Techniques to acquire chiral information from molecules are essential for deciphering important biological processes and improving the performance of industrial chiral materials. Herein, we report novel supramolecular gelators that enable widely accessible chiral supramolecular organogels for simple naked-eye enantiodifferentiation of specific enantiomers (left- or right-handedness) for wide-range substances. The supramolecular gelators featuring multiple hydrogen-bonding sites and large π-π conjugated groups are produced by complexing commercially available chiral tartaric acids and achiral 1-naphthylmethylamine. The highly polar and insoluble acid-amine complexes drive the aggregation of the supramolecular gelators, which further form chiral nanofibers due to chirality transfer from tartaric acid to the supramolecular nanofibers through multiple hydrogen-bonding between the hydroxyl groups of chiral tartaric acids and π-π stacking between 1-naphthylmethylamine molecules.

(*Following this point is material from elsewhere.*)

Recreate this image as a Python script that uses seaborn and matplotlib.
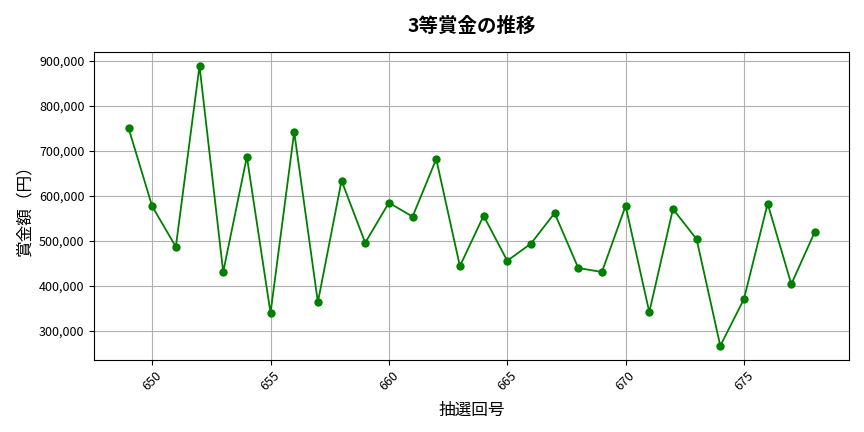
import matplotlib
matplotlib.use("Agg")
import matplotlib.pyplot as plt
import matplotlib.ticker as mticker
import seaborn as sns
import pandas as pd

draws = list(range(649, 679))
prizes = [751000, 577000, 487000, 889000, 431000, 687000, 340000, 742000, 364000, 634000,
          496000, 585000, 554000, 682000, 444000, 556000, 456000, 494000, 562000, 440000,
          431000, 578000, 342000, 571000, 504000, 267000, 371000, 583000, 404000, 521000]

title = "3等賞金の推移"
xlabel = "抽選回号"
ylabel = "賞金額（円）"

plt.rcParams['font.family'] = ['Noto Sans CJK JP', 'DejaVu Sans']

df = pd.DataFrame({"draw": draws, "prize": prizes})

fig = plt.figure(figsize=(8.64, 4.32), dpi=100)
ax = fig.add_axes([0.109, 0.167, 0.874, 0.713])
sns.lineplot(data=df, x="draw", y="prize", ax=ax, color="green", marker="o",
             markersize=6, markeredgewidth=0, linewidth=1.3)
ax.grid(True, color="#b0b0b0", linewidth=0.8)
ax.set_axisbelow(True)
ax.yaxis.set_major_formatter(mticker.FuncFormatter(lambda v, p: f"{int(v):,}"))
ax.xaxis.set_major_locator(mticker.MultipleLocator(5))
ax.tick_params(axis="x", labelrotation=45, labelsize=9)
ax.tick_params(axis="y", labelsize=9)
ax.set_title(title, fontsize=14, fontweight="bold", pad=14)
ax.set_xlabel(xlabel, fontsize=12, labelpad=6)
ax.set_ylabel(ylabel, fontsize=12)
fig.savefig("out.png", dpi=100)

At high concentrations, physical crosslinking of the chiral nanofibers creates a chiral gel structure that facilitates interactions between its chirally and non-covalently associated components and enantiomers, making the gel system particularly sensitive to specific types of enantiomers. Consequently, sensitive naked-eye detection of specific enantiomers of diverse substances is achieved via observing “gel-to-micelle” transitions, which occurs when the enantiomers generate complexes that disrupt chirality transfer in the co-assembly and destroy the hierarchical structures.